(470f) A Micro-Swimmer Model with Dipolar, Quadrupolar and Rotlet Dipolar Flows

To study the collective swimming of a
peritrichous bacterium such as Escherichia coli, we model a
micro-swimmer using a Low-Order Multipole Swimming (LOMS) model.  This model consists of an ellipsoidal
particle that migrates at a constant velocity along its long axis and generates
a flow of a superposition of a Stokeslet dipole, a Stokeslet quadrupole and a
Rotlet dipole. The magnitude of these three flow components are found by
modeling a single E.coli cell using a bead-spring model containing 120
beads. The bead-spring model accounts for: 1), the
hydrodynamic and the mechanical interactions among the cell body and multiple
flagella; 2), the reversal of the rotation of a flagellum in a tumble; and 3),
the associated polymorphic transformations of the flagellum.
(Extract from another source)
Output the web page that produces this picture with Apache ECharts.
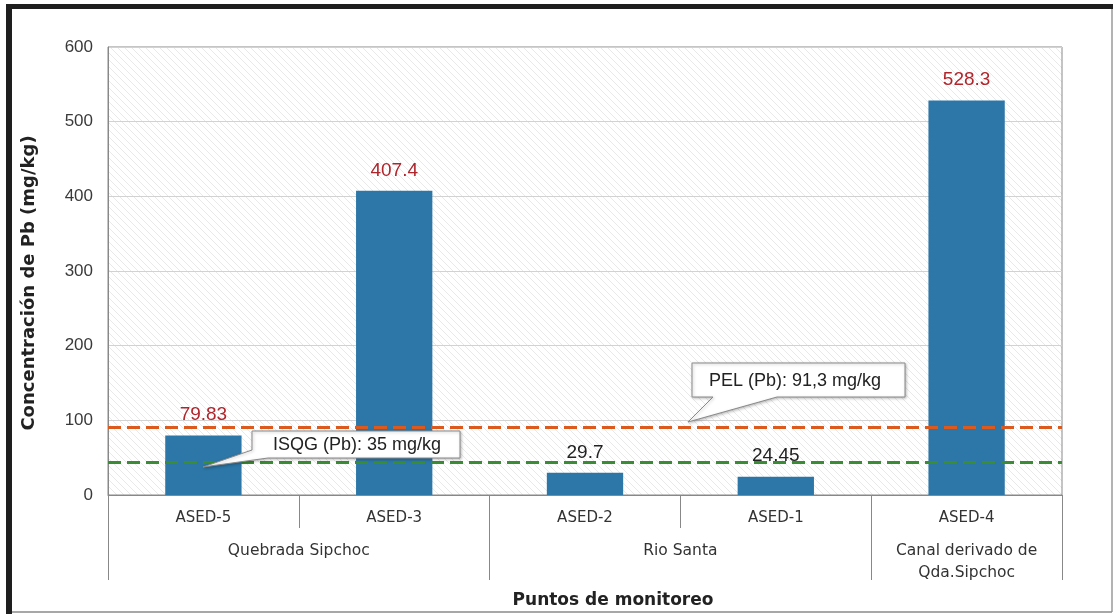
<!DOCTYPE html>
<html>
<head>
<meta charset="utf-8">
<script src="https://cdn.jsdelivr.net/npm/echarts@6/dist/echarts.min.js"></script>
<style>
  html, body { margin: 0; padding: 0; background: #fff; }
  #chart { width: 1114px; height: 614px; }
</style>
</head>
<body>
<div id="chart"></div>
<script>
// datos
var puntos = ['ASED-5', 'ASED-3', 'ASED-2', 'ASED-1', 'ASED-4'];
var valores = [79.83, 407.4, 29.7, 24.45, 528.3];
var grupos = ['Quebrada Sipchoc', 'Rio Santa', 'Canal derivado de\nQda.Sipchoc'];
var grupoTam = [2, 2, 1];
var yTicks = [0, 100, 200, 300, 400, 500, 600];
// lineas guia (posicion, texto de la etiqueta)
var pel = 91.3;
var isqgLinea = 44;
var isqg = 35;

var chart = echarts.init(document.getElementById('chart'));

// patron rayado del fondo
var pat = document.createElement('canvas');
pat.width = 7; pat.height = 7;
var ctx = pat.getContext('2d');
ctx.strokeStyle = 'rgba(175,175,175,0.28)';
ctx.lineWidth = 1;
ctx.beginPath();
ctx.moveTo(-1, -1); ctx.lineTo(8, 8);
ctx.moveTo(-1, 6); ctx.lineTo(1, 8);
ctx.moveTo(6, -1); ctx.lineTo(8, 1);
ctx.stroke();

// posiciones de grupos sobre el eje 0..n
var bordes = [0], centros = [], acc = 0;
grupoTam.forEach(function (t) {
  centros.push(acc + t / 2);
  acc += t;
  bordes.push(acc);
});
var separadores = puntos.map(function (p, i) { return i; }).concat([puntos.length]);

var option = {
  animation: false,
  grid: {
    left: 108, right: 52, top: 47, bottom: 117,
    show: true,
    backgroundColor: { image: pat, repeat: 'repeat' },
    borderColor: '#8a8a8a',
    borderWidth: 1
  },
  xAxis: [{
    type: 'category',
    data: puntos,
    axisLine: { lineStyle: { color: '#888' } },
    axisTick: { show: false },
    axisLabel: { color: '#333', fontSize: 15, margin: 16, fontFamily: 'DejaVu Sans' }
  }, {
    type: 'value',
    min: 0,
    max: puntos.length,
    position: 'bottom',
    axisLine: { show: false },
    splitLine: { show: false },
    axisTick: {
      show: true, length: 85, customValues: bordes,
      lineStyle: { color: '#888' }
    },
    axisLabel: {
      customValues: centros,
      margin: 45,
      verticalAlign: 'top',
      color: '#333', fontSize: 15.5, lineHeight: 22, fontFamily: 'DejaVu Sans',
      formatter: function (v) {
        var i = centros.indexOf(v);
        return i >= 0 ? grupos[i] : '';
      }
    },
    name: 'Puntos de monitoreo',
    nameLocation: 'middle',
    nameGap: 97,
    nameTextStyle: {
      color: '#222', fontSize: 17, fontWeight: 'bold', fontFamily: 'DejaVu Sans',
      padding: [0, 0, 0, 56]
    }
  }, {
    type: 'value',
    min: 0,
    max: puntos.length,
    position: 'bottom',
    axisLine: { show: false },
    splitLine: { show: false },
    axisTick: {
      show: true, length: 33, customValues: separadores,
      lineStyle: { color: '#888' }
    },
    axisLabel: { show: false }
  }],
  yAxis: {
    type: 'value',
    min: yTicks[0],
    max: yTicks[yTicks.length - 1],
    interval: 100,
    axisLine: { show: true, lineStyle: { color: '#888' } },
    axisTick: { show: false },
    axisLabel: { color: '#3a3a3a', fontSize: 17, margin: 15, fontFamily: 'Liberation Sans' },
    splitLine: { lineStyle: { color: '#d2d2d2', width: 1 } },
    name: 'Concentración de Pb (mg/kg)',
    nameLocation: 'middle',
    nameGap: 70,
    nameTextStyle: {
      color: '#222', fontSize: 18, fontWeight: 'bold', fontFamily: 'DejaVu Sans',
      padding: [0, 24, 0, 0]
    }
  },
  series: [{
    type: 'bar',
    barWidth: '40%',
    itemStyle: { color: '#2c77a7' },
    label: {
      show: true,
      position: 'top',
      distance: 11,
      fontSize: 19,
      fontFamily: 'Liberation Sans'
    },
    markLine: {
      silent: true,
      symbol: 'none',
      label: { show: false },
      data: [
        { yAxis: pel, lineStyle: { color: '#dc5a1e', type: [13, 6], width: 3 } },
        { yAxis: isqgLinea, lineStyle: { color: '#3a8d34', type: [13, 6], width: 3 } }
      ]
    }
  }],
  graphic: [
    // marco
    { type: 'rect', shape: { x: 6, y: 4, width: 1107, height: 5 }, style: { fill: '#1e1e1e' } },
    { type: 'rect', shape: { x: 6, y: 4, width: 6, height: 610 }, style: { fill: '#1e1e1e' } },
    { type: 'line', shape: { x1: 1112, y1: 9, x2: 1112, y2: 612 }, style: { stroke: '#9a9a9a', lineWidth: 1.5 } },
    { type: 'line', shape: { x1: 12, y1: 612, x2: 1112, y2: 612 }, style: { stroke: '#8a8a8a', lineWidth: 1.5 } },
    // llamada ISQG
    {
      type: 'polygon', z: 100,
      shape: { points: [[252, 431], [460, 431], [460, 458], [268, 458], [203, 467], [252, 450]] },
      style: { fill: '#fff', stroke: '#8a8a8a', lineWidth: 1, shadowBlur: 3, shadowColor: 'rgba(0,0,0,0.25)', shadowOffsetX: 1, shadowOffsetY: 1 }
    },
    {
      type: 'text', z: 101, x: 357, y: 445,
      style: { text: 'ISQG (Pb): ' + isqg + ' mg/kg', fontSize: 18, fontFamily: 'Liberation Sans', fill: '#222', align: 'center', verticalAlign: 'middle' }
    },
    // llamada PEL
    {
      type: 'polygon', z: 100,
      shape: { points: [[692, 363], [905, 363], [905, 397], [777, 397], [688, 422], [713, 397], [692, 397]] },
      style: { fill: '#fff', stroke: '#8a8a8a', lineWidth: 1, shadowBlur: 3, shadowColor: 'rgba(0,0,0,0.25)', shadowOffsetX: 1, shadowOffsetY: 1 }
    },
    {
      type: 'text', z: 101, x: 795, y: 381,
      style: { text: 'PEL (Pb): ' + String(pel).replace('.', ',') + ' mg/kg', fontSize: 18, fontFamily: 'Liberation Sans', fill: '#222', align: 'center', verticalAlign: 'middle' }
    }
  ]
};

// color de etiqueta: rojo si supera ISQG
option.series[0].data = valores.map(function (v) {
  return { value: v, label: { color: v > isqg ? '#b0252b' : '#222' } };
});

chart.setOption(option);
</script>
</body>
</html>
Because a flexible
hook connects the cell body and each flagellum, the flagella can take
independent orientations with respect to the cell body. This simulation
reproduces the experimentally observed behaviors of E. coli, including the steady
clockwise swimming near a wall. The reduction of this 120-bead model to a
simple LOMS is therefore the first multi-scale simulation study
on micro- swimmers. On the contrary to the previous study using dipolar flow
swimmer, it is found that the hydrodynamic interaction between micro-swimmers
gives a significant contribution to the cell-cell scattering, or rotational
diffusion of swimmers, mainly because of the higher-order flows,
i.e. the Stokeslet quadrupole and Rotlet dipole.